The coaches can set them up as much as possible for success in that next phase — but it will still be on them to rise to the occasion.
“They’re going to have to strap it on when the veterans get in because it goes fast,” Reid pointed out. “We’re already four installs into it and they’re going to have to catch up to the number of plays and everything — but at least they have a foundation.”
Reid went on to explain that phase-two is mostly lifting, but there are opportunities for on-field work with veterans and first-year players together. On top of that, the rookies are allowed additional time on the field to try and catch up with coaches.
Extra coaching is very necessary at times. On offense, coach Reid emphasized that offensive coordinator Eric Bieniemy and quarterback coach Mike Kafka work closely with these first-time players. Some of them come more raw than others.
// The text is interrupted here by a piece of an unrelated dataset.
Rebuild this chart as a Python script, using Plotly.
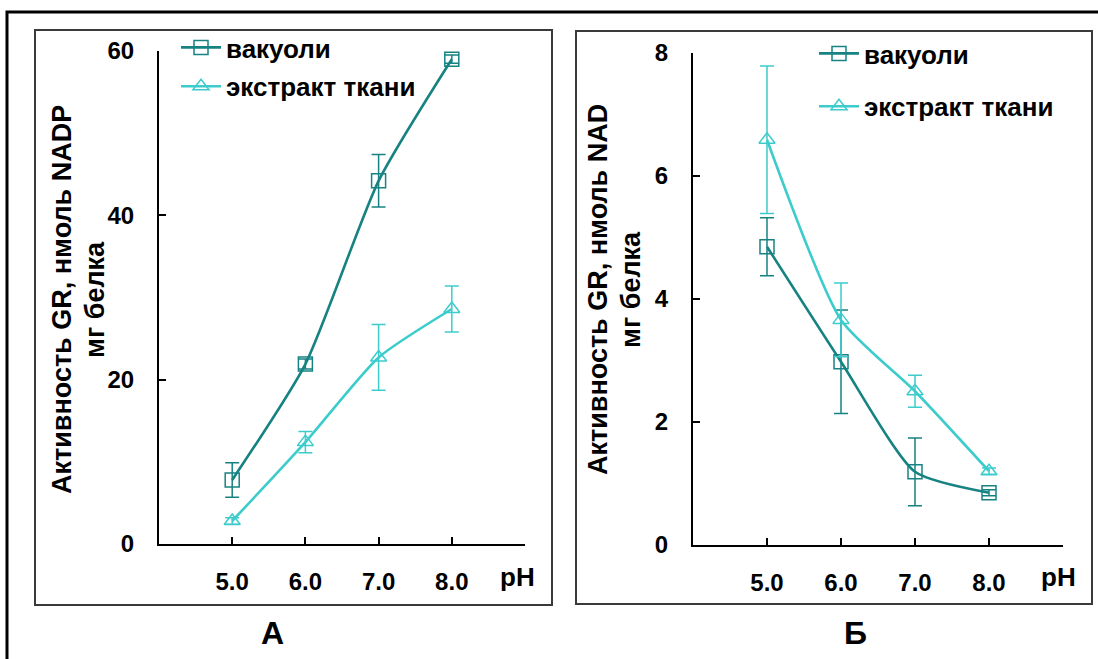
import plotly.graph_objects as go

W, H = 1098, 659

# ---------------- data ----------------
ph = [5.0, 6.0, 7.0, 8.0]

# Panel A (NADP)
a_vac = [7.8, 21.9, 44.2, 59.0]
a_vac_err = [2.1, 0.6, 3.2, 0.5]
a_ext = [2.8, 12.4, 22.7, 28.6]
a_ext_err = [0.4, 1.3, 4.0, 2.8]

# Panel B (NAD)
b_vac = [4.85, 2.98, 1.19, 0.85]
b_vac_err = [0.47, 0.84, 0.55, 0.05]
b_ext = [6.59, 3.66, 2.50, 1.20]
b_ext_err = [1.20, 0.60, 0.26, 0.05]

names = ["вакуоли", "экстракт ткани"]
x_tickvals = [5, 6, 7, 8, 9]
x_ticktext = ["5.0", "6.0", "7.0", "8.0", ""]
a_yticks = [0, 20, 40, 60]
b_yticks = [0, 2, 4, 6, 8]
ytitle_a = ["Активность GR, нмоль NADP", "мг белка"]
ytitle_b = ["Активность GR, нмоль NAD", "мг белка"]
panel_labels = ["А", "Б"]

C_VAC = "#178282"
C_EXT = "#3dcccc"
FONT = "Liberation Sans"


def px(x):
    return x / W


def py(y):
    return 1 - y / H


fig = go.Figure()


def add_series(x, y, err, name, color, symbol, xa, ya, legend):
    fig.add_trace(go.Scatter(
        x=x, y=y, name=name, mode="lines+markers",
        line=dict(color=color, width=2.6, shape="spline", smoothing=0.6),
        marker=dict(symbol=symbol, size=14, color=color,
                    line=dict(color=color, width=1.5)),
        error_y=dict(type="data", array=err, visible=True, color=color,
                     thickness=1.5, width=7),
        xaxis=xa, yaxis=ya, legend=legend, legendgroup=legend + name,
    ))


add_series(ph, a_vac, a_vac_err, names[0], C_VAC, "square-open", "x", "y", "legend")
add_series(ph, a_ext, a_ext_err, names[1], C_EXT, "triangle-up-open", "x", "y", "legend")
add_series(ph, b_vac, b_vac_err, names[0], C_VAC, "square-open", "x2", "y2", "legend2")
add_series(ph, b_ext, b_ext_err, names[1], C_EXT, "triangle-up-open", "x2", "y2", "legend2")

tickfont = dict(family=FONT, size=24, color="black", weight="bold")
xcommon = dict(range=[4, 9], tickvals=x_tickvals, ticktext=x_ticktext,
               showline=True, linecolor="black", linewidth=2,
               ticks="inside", ticklen=7, tickwidth=1.5, tickcolor="black",
               showgrid=False, zeroline=False, tickfont=tickfont,
               ticklabelstandoff=15, automargin=False)
ycommon = dict(showline=True, linecolor="black", linewidth=2,
               ticks="inside", ticklen=7, tickwidth=1.5, tickcolor="black",
               showgrid=False, zeroline=False, tickfont=tickfont,
               ticklabelstandoff=18, automargin=False)

legfont = dict(family=FONT, size=26, color="black", weight="bold")

fig.update_layout(
    width=W, height=H,
    margin=dict(l=0, r=0, t=0, b=0, pad=0, autoexpand=False),
    paper_bgcolor="white", plot_bgcolor="white",
    xaxis=dict(domain=[px(159), px(525)], anchor="y", **xcommon),
    yaxis=dict(domain=[py(544), py(51)], anchor="x", range=[0, 60],
               tickvals=a_yticks, **ycommon),
    xaxis2=dict(domain=[px(693), px(1063)], anchor="y2", **xcommon),
    yaxis2=dict(domain=[py(545), py(53)], anchor="x2", range=[0, 8],
                tickvals=b_yticks, **ycommon),
    legend=dict(x=px(176), y=py(24), xanchor="left", yanchor="top",
                bgcolor="rgba(0,0,0,0)", font=legfont, tracegroupgap=2,
                itemwidth=40),
    legend2=dict(x=px(814), y=py(30), xanchor="left", yanchor="top",
                 bgcolor="rgba(0,0,0,0)", font=legfont, tracegroupgap=16,
                 itemwidth=40),
    showlegend=True,
)

shapes = [
    # outer frame
    dict(type="rect", xref="paper", yref="paper", x0=px(7), y0=py(12),
         x1=1.02, y1=-0.02, line=dict(color="black", width=3)),
    # panel boxes
    dict(type="rect", xref="paper", yref="paper", x0=px(35), y0=py(30),
         x1=px(552), y1=py(605), line=dict(color="#3a3a3a", width=2)),
    dict(type="rect", xref="paper", yref="paper", x0=px(576), y0=py(31),
         x1=px(1092), y1=py(604), line=dict(color="#3a3a3a", width=2)),
]
fig.update_layout(shapes=shapes)

titlefont = dict(family=FONT, size=27, color="black", weight="bold")
ann = []
for lines, xs, yc in [(ytitle_a, [62, 95], 300), (ytitle_b, [598, 631], 290)]:
    for t, xx in zip(lines, xs):
        ann.append(dict(text=t, x=px(xx), y=py(yc), xref="paper", yref="paper",
                        textangle=-90, showarrow=False, font=titlefont,
                        xanchor="center", yanchor="middle"))
for xx in [517, 1058]:
    ann.append(dict(text="pH", x=px(xx), y=py(577), xref="paper", yref="paper",
                    showarrow=False,
                    font=dict(family=FONT, size=26, color="black", weight="bold"),
                    xanchor="center", yanchor="middle"))
for t, xx in zip(panel_labels, [272, 855]):
    ann.append(dict(text=t, x=px(xx), y=py(633), xref="paper", yref="paper",
                    showarrow=False,
                    font=dict(family=FONT, size=32, color="black", weight="bold"),
                    xanchor="center", yanchor="middle"))
fig.update_layout(annotations=ann)

fig.write_html(
    "out.html",
    config={"displayModeBar": False},
    post_script="document.body.style.margin='0';document.body.style.overflow='hidden';",
)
“When you start fresh — in one case, when you have a player who’s never called a player in a huddle, period — it takes a ton of time,” Reid shared. “Coach Kafka has the patience to do that and I thought he did a tremendous job with those young guys to get them right.”
As little as there is to take away from the outside, this is where nearly every NFL player ever has started their career. What an undrafted free agent shows to the team this weekend could be the determining factor in giving him a training camp invitation. How fast a rookie picks up the playbook this weekend could be the difference in playing or not playing in 2021.
We won’t know, but those types of thoughts are naturally happening on the inside after these players’ first experience on the practice field.